Hortonworks, Confluent and Waterline attempt to make Big Data easier

In the last two weeks, three vendors, in separate announcements, have showed how analytics industry vendors recognize the complexity of their products, and are ready to do something about it.

Three vendors, with announcements over the last two weeks, are providing evidence of some soul searching in the analytics industry around the complexity of its technologies. Hortonworks, a spinoff of the original Hadoop development team at Yahoo, is offering managed services for its own Hadoop distribution. Confluent, the company behind the very popular Apache Kafka streaming data platform, put its SQL query layer into general availability. And Waterline Data, an important player in the data governance space, added new GDPR and data optimization features to its core data catalog functionality.

Horton hears a help cry
Hortonworks' offering may be the most radical, in its own way. In addition to preexisting support subscriptions for its Hortonworks Data Platform (HDP) and Hortonworks DataFlow (HDF) products, the company is now offering a new subscription level for both technologies called Hortonworks Operational Services.

According to the company's press release, the subscription, announced today, offers "a fully managed environment for customers...and ongoing access to Hortonworks engineers and support teams." In that same release, Hortonworks CTO Scott Gnau says"At its heart, Hortonworks Operational Services is designed to reduce complexity when building, deploying and managing big data, whether it is on-prem or in the cloud..."

In the old days, such an arrangement would be called a turnkey installation, with outsourced management. It's reminiscent of the way IBM used to sell and service its mainframe computers and even the way many Enterprises ran their data centers. It's also an admission that Hadoop has many moving parts, and that Hortonworks can probably shorten sales cycles and increase sales volumes by offering to take the management burden off the customer's shoulders.

Confluent's special K
Confluent, like Hortonworks, is a company founded to support an open source technology by the group of people who built it at a bigger company.

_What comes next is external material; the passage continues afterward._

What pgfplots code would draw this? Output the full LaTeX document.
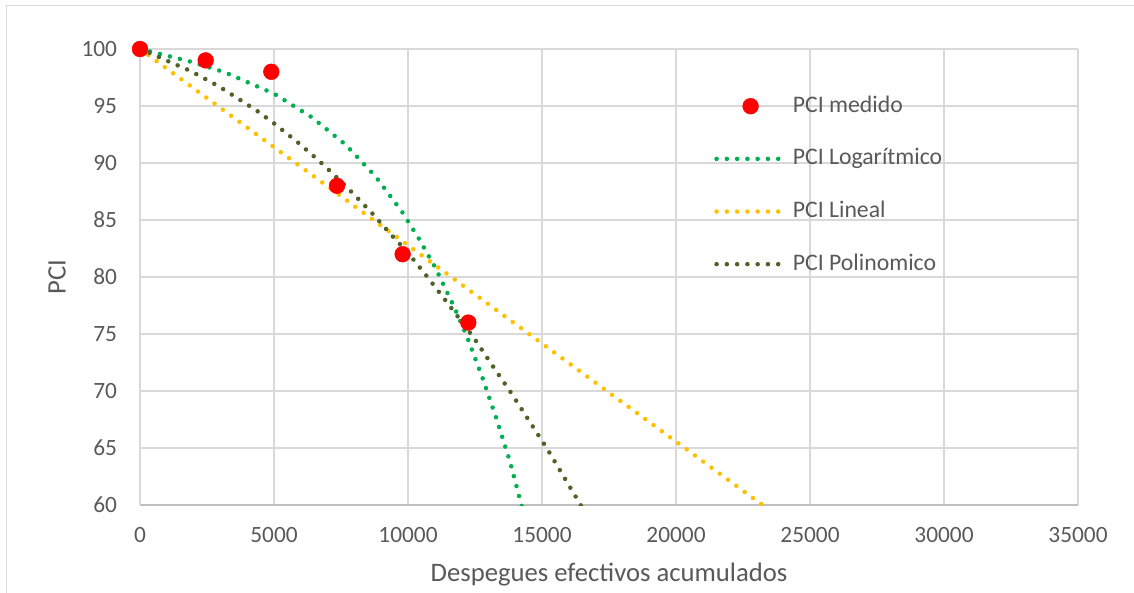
\documentclass[border=0pt]{standalone}
\usepackage{pgfplots}
\pgfplotsset{compat=1.18}
\usepackage{fontspec}
\setmainfont{Carlito}
\usetikzlibrary{calc}
\definecolor{gridc}{HTML}{D9D9D9}
\definecolor{axc}{HTML}{BFBFBF}
\definecolor{txt}{HTML}{595959}
\definecolor{lgreen}{HTML}{00B050}
\definecolor{lyellow}{HTML}{FFC000}
\definecolor{lolive}{HTML}{4F6228}
\pgfplotsset{
  dotleg/.style={legend image code/.code={\draw[##1] (0pt,0pt) -- (48pt,0pt);}},
  markleg/.style={legend image code/.code={\draw[mark repeat=2, mark phase=2, ##1] plot coordinates {(0pt,0pt) (25.5pt,0pt) (51pt,0pt)};}},
  dotline/.style={no markers, line width=3.4pt, line cap=round, dash pattern=on 0pt off 7.7pt, dotleg},
}
\begin{document}
\begin{tikzpicture}
\begin{axis}[name=ax, at={(0,0)}, anchor=south west,
  scale only axis, width=703.5pt, height=342pt,
  xmin=0, xmax=35000, ymin=60, ymax=100,
  xtick={0,5000,...,35000}, ytick={60,65,...,100},
  scaled x ticks=false,
  /pgf/number format/assume math mode=true,
  /pgf/number format/1000 sep={},
  grid=major, major grid style={gridc, line width=0.8pt},
  axis x line*=bottom, axis y line*=left,
  x axis line style={axc, -, line width=0.8pt},
  y axis line style={gridc, -, line width=0.8pt},
  major tick length=0pt,
  tick label style={font=\fontsize{17.5}{20}\selectfont, text=txt},
  xticklabel style={anchor=north, inner sep=0pt, yshift=-16.5pt},
  yticklabel style={anchor=east, inner sep=0pt, xshift=-17pt},
  xlabel={Despegues efectivos acumulados}, ylabel={PCI},
  label style={font=\fontsize{20}{24}\selectfont, text=txt},
  xlabel style={at={(axis description cs:0.5,-0.1535)}, anchor=center},
  ylabel style={at={(axis description cs:-0.0885,0.5)}, anchor=center},
  legend style={at={(axis description cs:0.612,0.9)}, anchor=north west,
    draw=none, fill=none, font=\fontsize{17.8}{21}\selectfont, text=txt,
    row sep=22.5pt, inner sep=0pt,
    nodes={inner sep=0pt, text height=13pt, text depth=4pt},
    /tikz/every odd column/.append style={column sep=7.5pt}},
  legend cell align=left,
]
\addplot[only marks, mark=*, mark size=5.9pt, color=red, mark options={draw=red, fill=red}, markleg]
  coordinates {(0,100) (2450,99) (4900,98) (7350,88) (9800,82) (12250,76)};
\addlegendentry{PCI medido}

\addplot[color=lgreen, dotline]
  coordinates {(0,100) (810,99.53) (1990,98.83) (3160,97.96) (5025,96.05) (6418,94.0)
  (7675,91.6) (8794,88.8) (9776,85.73) (10422,83.3) (11033,80.76) (11728,77.34)
  (12213,74.7) (12787,71.1) (13310,67.5) (13806,63.8) (14216,60.15) (14350,59.0)};
\addlegendentry{PCI Logarítmico}

\addplot[color=lyellow, dotline]
  coordinates {(0,100) (24000,58.67)};
\addlegendentry{PCI Lineal}

\addplot[color=lolive, dotline]
  coordinates {(0,100) (398,99.62) (1144,98.83) (1891,98.07) (2960,96.7) (4340,94.62)
  (5000,93.48) (5945,91.7) (6866,89.8) (7750,87.8) (8608,85.73) (9414,83.6) (9974,82.2)
  (10746,79.94) (11493,77.66) (12474,74.6) (13160,72.2) (13843,69.85) (14515,67.4)
  (15175,65.0) (15797,62.54) (16418,60.1) (16600,59.3)};
\addlegendentry{PCI Polinomico}
\end{axis}
\draw[gridc, line width=0.75pt] ($(ax.south west)+(-99.75pt,-70pt)$) -- ($(ax.south west)+(-99.75pt,374.25pt)$) -- ($(ax.south west)+(750pt,374.25pt)$);
\pgfresetboundingbox
\useasboundingbox ($(ax.south west)+(-105pt,-65.25pt)$) rectangle ($(ax.south west)+(745.5pt,378.75pt)$);
\end{tikzpicture}
\end{document}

In the case of Confluent, the team at LinkedIn that built Apache Kafka founded the company to support it, enhance it and build an Enterprise distribution around it.

Many new technologies first surface in the open source distribution at the beta level and later are added to the Enterprise distribution for general availability. And that's exactly what happened with KSQL, an adaptation of the Structured Query Language for streaming data. KSQL works with data streams and allows them to be addressed and queried much like static tables, to which the streams can be joined. KSQL was first announced in August, 2017 and as of March 7th of this year, is available in general release as part of the Confluent Platform Apache Kafka distribution.

KSQL brings working with streaming data into the skillset comfort zone of many more developers than those who previously would have had to work with Kafka's unique application programming interfaces (APIs). KSQL provides a relatively simple layer of abstraction around an otherwise complex set of data structures and commands used to work with streaming data. Overall, this means IoT analytics is much more accessible to mainstream developers than it was before.

Governed through the Waterline
On March 5th, just two days before the Confluent announcement, Waterline Data announced the transformation of its data catalog product into a full-fledged platform, which now sports applications for GDPR (the European Union's General Data Protection Regulation) compliance and data optimization/virtual data lake management. (Actually, the platform was there all along, but now multiple applications have been built on top of it.)

The GDPR application, geared towards Data Privacy Officers (DPOs) and Data Stewards, includes risk assessment through audit reports, monitoring through an operational dashboard and case management through a workflow facility. The data optimization piece helps merge redundant data sets and generate a "super schema" that represents all data sets, providing a virtual data lake.

Complexity be gone?
As in the Hortonworks and Confluent cases, Waterline's solution -- especially its data optimizer -- is meant as a simplification lifeline for otherwise complex work. So whether it be data governance and schema management, querying of streaming data, or management of Hadoop itself, it's clear the industry has realized that it must simplify the complexity it has created.

With so many different underlying open source components and the stringency of emerging regulatory regimes, the analytics industry has to make things easier. These three announcements show that vendors are getting the message. What remains to be seen is how quickly they can grab it off the service bus and process it.